Other alterations appear to have been made in later years. “The greens seem to have gotten flatter and rounder, as if someone had taken out the contours that had initially made them so interesting,” says Pioppi. But little work of note or substance was undertaken until the turn of the 21st century, when Mountain Lake members brought in architect Brian Silva to lead a restoration of the Raynor track.

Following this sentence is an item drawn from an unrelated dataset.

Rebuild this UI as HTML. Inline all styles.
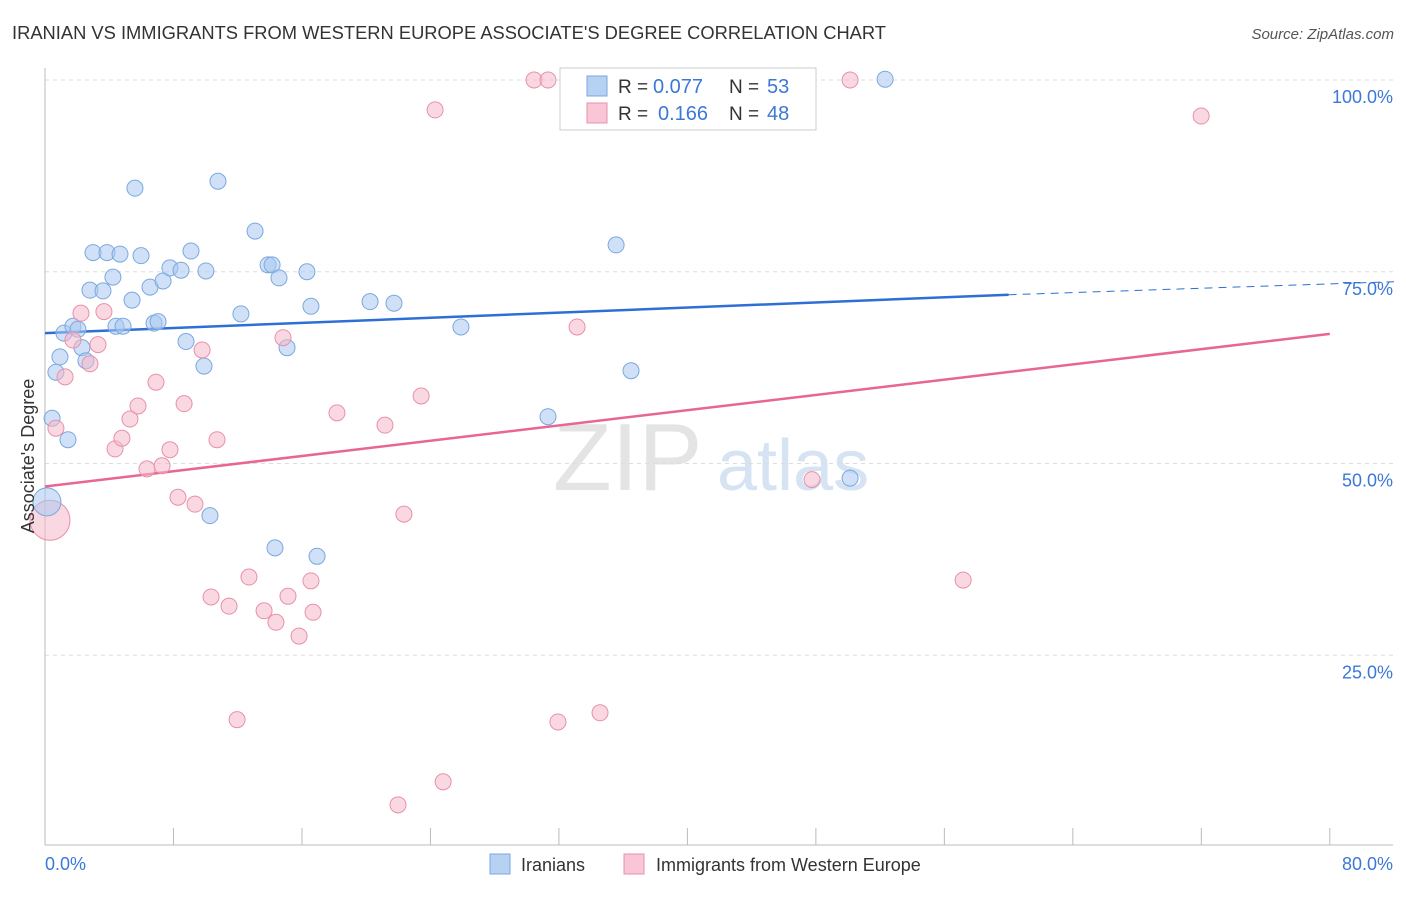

Using old aerial and ground photographs, he squared off many of the bunkers, recontoured most of the putting surfaces and brought back the swale on the Biarritz green on No. 5.
Several years after that, the club hired Ron Prichard as its consulting architect, and he worked extensively on the bunkers and green complexes, rounding off many of the former so they were not so linear while regrassing and recontouring the latter.
As well-received as those efforts have been, Mountain Lake, which these days measures nearly 6,700 yards from the tips, is not resting on its laurels. In fact, community leaders have asked Gil Hanse to begin working on a new master plan this summer that will cover tees, bunkers and fairways.
So, the restoration process continues, as it often does with golf courses, for they are living, breathing things that change and evolve over time. The good news is that at Mountain Lake, the alterations have made a great course even better – and ensured that it continues to be one of golf’s hidden gems.